Fahrenheit's Innovation

⏱️ 3 min read 📚 Chapter 19 of 67

Daniel Gabriel Fahrenheit, a German physicist and instrument maker working in Amsterdam, revolutionized temperature measurement in the early 18th century by creating the first truly reliable and reproducible temperature scale. Born in 1686 in Gdansk (then Danzig), Fahrenheit became fascinated with scientific instruments after his parents died when he was 15, leaving him to learn a trade.

Fahrenheit's genius lay not just in creating a temperature scale, but in solving the fundamental problems that had plagued earlier thermometers. His first innovation was the use of mercury instead of alcohol. Mercury had several advantages: it expanded more uniformly as temperature increased, it didn't wet the glass tube (preventing measurement errors), and it remained liquid over a much wider temperature range than water-based solutions.

But Fahrenheit's most important contribution was establishing a reproducible scale with fixed reference points. Around 1724, he chose three reference temperatures that could be reliably reproduced by other instrument makers:

The first reference point was the lowest temperature he could achieve artificially, using a mixture of ice, water, and ammonium chloride (or sea salt). This mixture reliably produced a temperature that was lower than the freezing point of pure water, and Fahrenheit designated this as zero degrees on his scale. This choice was practical—it gave him a stable, reproducible low-temperature reference that remained constant as long as the proportions of the mixture were maintained.

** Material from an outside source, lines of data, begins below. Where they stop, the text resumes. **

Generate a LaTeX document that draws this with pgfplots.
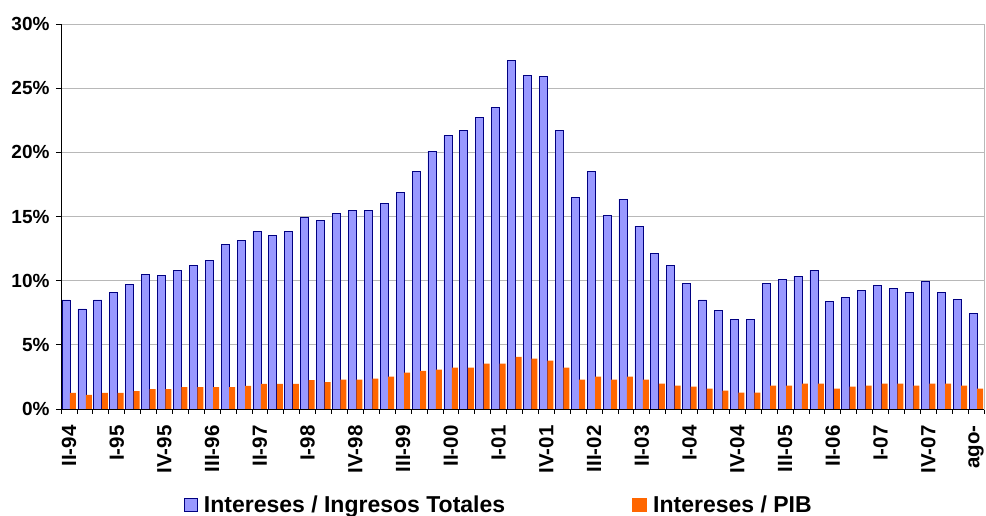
\documentclass[border=0pt]{standalone}
\usepackage{fontspec}
\setmainfont{Liberation Sans}
\usepackage{pgfplots}
\usepackage{pgfplotstable}
\pgfplotsset{compat=1.18}
\definecolor{barblue}{HTML}{9999FF}
\definecolor{edgeblue}{HTML}{000080}
\definecolor{barorange}{HTML}{FF6600}
\definecolor{gridgray}{HTML}{B8B8B8}
\pgfplotstableread{
x y
0 8.5
1 7.8
2 8.5
3 9.1
4 9.7
5 10.5
6 10.4
7 10.8
8 11.2
9 11.6
10 12.85
11 13.15
12 13.85
13 13.55
14 13.85
15 14.95
16 14.7
17 15.25
18 15.5
19 15.5
20 16.05
21 16.9
22 18.5
23 20.1
24 21.3
25 21.7
26 22.7
27 23.5
28 27.15
29 26.0
30 25.9
31 21.7
32 16.5
33 18.5
34 15.1
35 16.35
36 14.25
37 12.15
38 11.2
39 9.8
40 8.5
41 7.65
42 6.95
43 6.95
44 9.8
45 10.1
46 10.35
47 10.8
48 8.35
49 8.7
50 9.25
51 9.6
52 9.4
53 9.1
54 9.95
55 9.1
56 8.55
57 7.45
}\ingresos
\pgfplotstableread{
x y
0 1.25
1 1.1
2 1.25
3 1.25
4 1.4
5 1.55
6 1.55
7 1.7
8 1.7
9 1.7
10 1.7
11 1.8
12 1.95
13 1.95
14 1.95
15 2.25
16 2.1
17 2.28
18 2.28
19 2.36
20 2.52
21 2.83
22 2.98
23 3.06
24 3.22
25 3.22
26 3.53
27 3.53
28 4.07
29 3.92
30 3.76
31 3.22
32 2.28
33 2.52
34 2.28
35 2.52
36 2.28
37 1.97
38 1.82
39 1.74
40 1.58
41 1.43
42 1.27
43 1.27
44 1.82
45 1.82
46 1.97
47 1.97
48 1.58
49 1.74
50 1.82
51 1.97
52 1.97
53 1.82
54 1.97
55 1.97
56 1.82
57 1.58
}\pib
\begin{document}
\begin{tikzpicture}
\begin{axis}[
  scale only axis,
  width=923pt, height=385pt,
  xmin=-0.5, xmax=57.5,
  ymin=0, ymax=30,
  ytick={0,5,...,30},
  yticklabel={\pgfmathprintnumber{\tick}\%},
  /pgf/number format/assume math mode=true,
  yticklabel style={font=\fontsize{19}{19}\selectfont\bfseries, xshift=-3pt},
  xtick={0,3,...,57},
  xticklabels={II-94,I-95,IV-95,III-96,II-97,I-98,IV-98,III-99,II-00,I-01,IV-01,III-02,II-03,I-04,IV-04,III-05,II-06,I-07,IV-07,ago-},
  xticklabel style={font=\fontsize{20.5}{20.5}\selectfont\bfseries, rotate=90, anchor=east, xshift=-8pt},
  minor xtick={-0.5,0.5,...,57.5},
  major x tick style={draw=none},
  minor tick length=5pt,
  major tick length=5pt,
  tick align=outside,
  xtick pos=bottom, ytick pos=left,
  tick style={black, line width=0.8pt},
  ymajorgrids,
  grid style={gridgray, line width=0.9pt},
  axis line style={gridgray, line width=0.9pt},
  clip=false,
  legend style={at={(0.4745,-0.249)}, anchor=center, draw=none, fill=none,
    legend columns=2, font=\fontsize{23}{23}\selectfont\bfseries,
    /tikz/every odd column/.append style={column sep=4pt},
    /tikz/every even column/.append style={column sep=125pt}},
  legend cell align=left,
]
\addplot[ybar, bar width=8pt, bar shift=-3pt, fill=barblue, draw=edgeblue, line width=0.7pt,
  legend image code/.code={\draw[fill=barblue, draw=edgeblue, line width=0.7pt] (0pt,-6.5pt) rectangle (13pt,6.5pt);}]
  table[x=x,y=y]{\ingresos};
\addlegendentry{Intereses / Ingresos Totales}
\addplot[ybar, bar width=6pt, bar shift=4pt, fill=barorange, draw=none,
  legend image code/.code={\fill[barorange] (0pt,-7pt) rectangle (15pt,7pt);}]
  table[x=x,y=y]{\pib};
\addlegendentry{Intereses / PIB}
\draw[black, line width=0.9pt] (rel axis cs:0,0) -- (rel axis cs:0,1);
\draw[black, line width=0.9pt] (rel axis cs:0,0) -- (rel axis cs:1,0);
\end{axis}
\pgfresetboundingbox
\path (-61pt,-107pt) rectangle (925pt,409pt);
\end{tikzpicture}
\end{document}
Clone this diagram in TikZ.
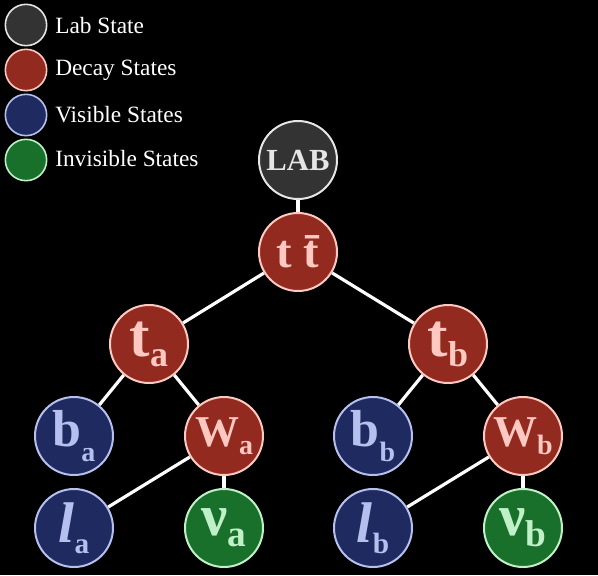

His second reference point was the temperature of ice water, which he set at 32 degrees. This might seem like an arbitrary choice, but it had practical advantages. The 32-degree interval between his zero point and the ice point allowed him to create more precise subdivisions, and the freezing point of pure water was a phenomenon that anyone could observe and reproduce.

The third reference point was human body temperature, which Fahrenheit initially set at 96 degrees. This choice reflected his belief that body temperature was more constant and reliable than the boiling point of water, which varies with atmospheric pressure. The 96-degree figure also had mathematical advantages—it was evenly divisible by 2, 3, 4, 6, 8, 12, and 16, making it easy to create precise subdivisions on his thermometer scales.

Fahrenheit's manufacturing process was revolutionary for its time. He developed techniques for creating uniform glass tubes, ensuring that the bore was consistent throughout its length. He learned to purify mercury, removing impurities that could affect its expansion properties. Most importantly, he established quality control procedures to ensure that thermometers produced in his workshop would give identical readings when measuring the same temperature.

The success of Fahrenheit's system wasn't just technical—it was commercial. He established a thriving business selling thermometers throughout Europe, and his instruments became the standard for scientific work. When physicians needed to track fever progress, when brewers wanted to control fermentation temperatures, or when natural philosophers conducted heat experiments, they used Fahrenheit thermometers.

Fahrenheit made one crucial adjustment to his scale that would have lasting consequences. When he tested his thermometers more extensively, he discovered that water actually boiled at about 212 degrees on his scale, not the 240 degrees that his original calibration would have suggested. Rather than recalibrate his entire system, he adjusted his body temperature reference from 96 to 98.6 degrees, preserving the convenient mathematical relationships in his scale while making the boiling point of water a round number.

This adjustment reveals something important about how scientific standards develop. Fahrenheit's scale wasn't derived from fundamental physical principles—it was a practical solution that balanced reproducibility, mathematical convenience, and commercial viability. The specific numbers (32 degrees for freezing, 212 for boiling) seem arbitrary from a scientific standpoint, but they represented a working compromise that solved real measurement problems.

The Fahrenheit scale spread rapidly through the English-speaking world, particularly Britain and its colonies. Scientific societies adopted it for their publications, instrument makers learned to calibrate their thermometers to Fahrenheit's standards, and educated people learned to think in terms of Fahrenheit degrees. By the mid-18th century, Fahrenheit's scale had achieved what earlier temperature systems had failed to accomplish: it provided a common language for discussing temperature that could be used reliably across different locations and time periods.

However, Fahrenheit's system also had inherent limitations that would later motivate the search for alternatives. The zero point, while reproducible, had no fundamental physical significance. The size of the degree was arbitrary, based on the particular subdivisions that Fahrenheit found convenient rather than any natural phenomenon. Most importantly for later scientific work, the Fahrenheit scale didn't relate clearly to the underlying physics of heat and molecular motion.